New in Books: Emily Bernard, Thomas Perry, Lawrence Block

The late Lorraine Gordon introduced me to the work of Emily Bernard one night at her house table at the Village Vanguard. Lorraine had a copy of Carl Van Vechten and the Harlem Renaissance: A Portrait in Black and White and was raving about it to anyone willing to listen. Van Vechten may not be a immediately familiar name in 2019, but in his heyday he was everywhere as a novelist, partier, photographer, and critic. Last fall, when Mark Turner told me he was working on material for a suite about James Weldon Johnson, I loaned him Bernard’s book. Mark was just as enthralled as I had been. This might be a new stage of major jazz musicians reckoning directly with that era of the history (at the Vanguard last November, Jason Moran explored James Reece Europe the week before Mark brought in James Weldon Johnson), and someone like Bernard is a perfect guide to seeing the bigger picture of race and culture in America.

I’ve promoted Bernard on DTM; I’ve also met her and her husband, John Gennari (who writes about jazz) in person.

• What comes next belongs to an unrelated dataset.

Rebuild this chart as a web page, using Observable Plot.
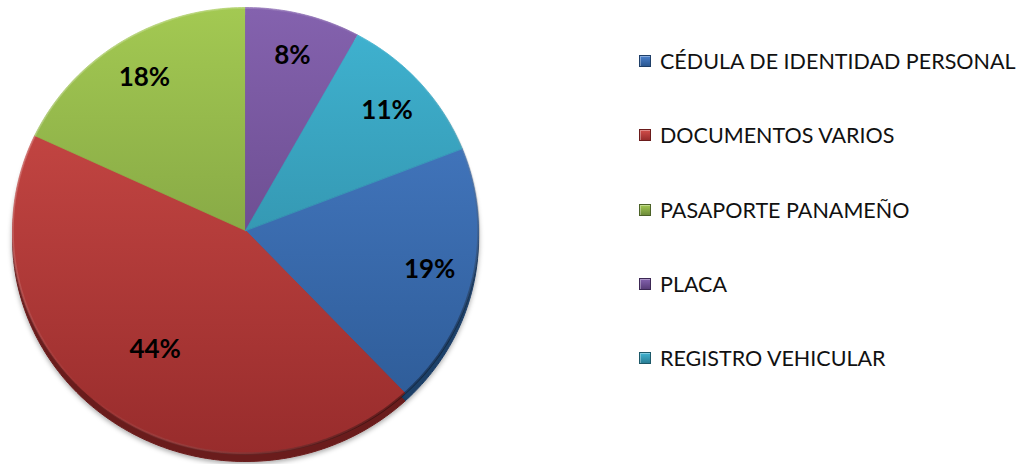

Naturally, I feel extra pleased about how Bernard’s new book, Black is the Body: Stories from My Grandmother’s Time, My Mother’s Time, and Mine, has been rapturously received by the world at large. (Full disclosure: I get a lovely namecheck in the acknowledgments.)  The raves are everywhere, including Maureen Corrigan/NPR and Kirkus Review. The book went into a second printing the same week of release.

Bernard’s lessons keep reverberating in fresh ways. Originally when seen online, “Teaching the N-Word” was a searing revelation. Now collected in Black is the Body, “Teaching the N-Word” has attained the status of an honored classic. Of the new material, I was especially bowled over by the frank and occasionally hilarious examination of living in Vermont in “People Like Me.”

Now that she’s becoming a more visible literary presence, it will be interesting to see what Bernard writes about next. The latest essay at LitHub, “But What Will Your Daughters Think?” suggests the meditative and honest way Bernard might respond to being widely read.

Thomas Perry has written 26 thrillers. The latest is The Burglar.

Perry excels at describing people at work. Professionals. Men and women who get the job done through the steady and methodical application of skilled labor. Our current specialist is Elle Stowell, a cat burglar who inadvertently ends up as a kind of avenging angel. The book has an unusually slow build, the threads take some time to gather, I was frankly skeptical of the initial sensational murder and “hip young Los Angeles” characters…but eventually the plot turns out to be one of Perry’s most surprising conceits. Indeed, I believe the central moneymaking scam is unprecedented in the literature.

I liked Perry’s previous half-dozen entries, but had also wondered if the author had hit a kind of plateau. The Burglar gave me the kind of breathless wonder I last experienced after The Informant.

Mr. Lawrence Block can still shock! The Matt Scudder saga has turned into a decades-long examination of societal mores. The new novella A Time to Scatter Stones is the latest chapter in what is almost certainly the greatest detective series extant. Block’s spare sentences remain wonderful, especially when they recount the humorous dialogue between Scudder and his wife Elaine. I could say more about this story but I’d prefer everyone else’s jaw to drop just as much as mine did. Don’t read the reviews first.

(Full disclosure: There’s an amusing mention of Scudder and Elaine buying a Bad Plus shirt at the Vanguard. This is at least the second time TBP has made it into a crime story; the first was in Duane Swierczynski’s Severance Package. At any rate, getting mentioned more or less simultaneously in books by Emily Bernard and Lawrence Block is a wonderful birthday present!)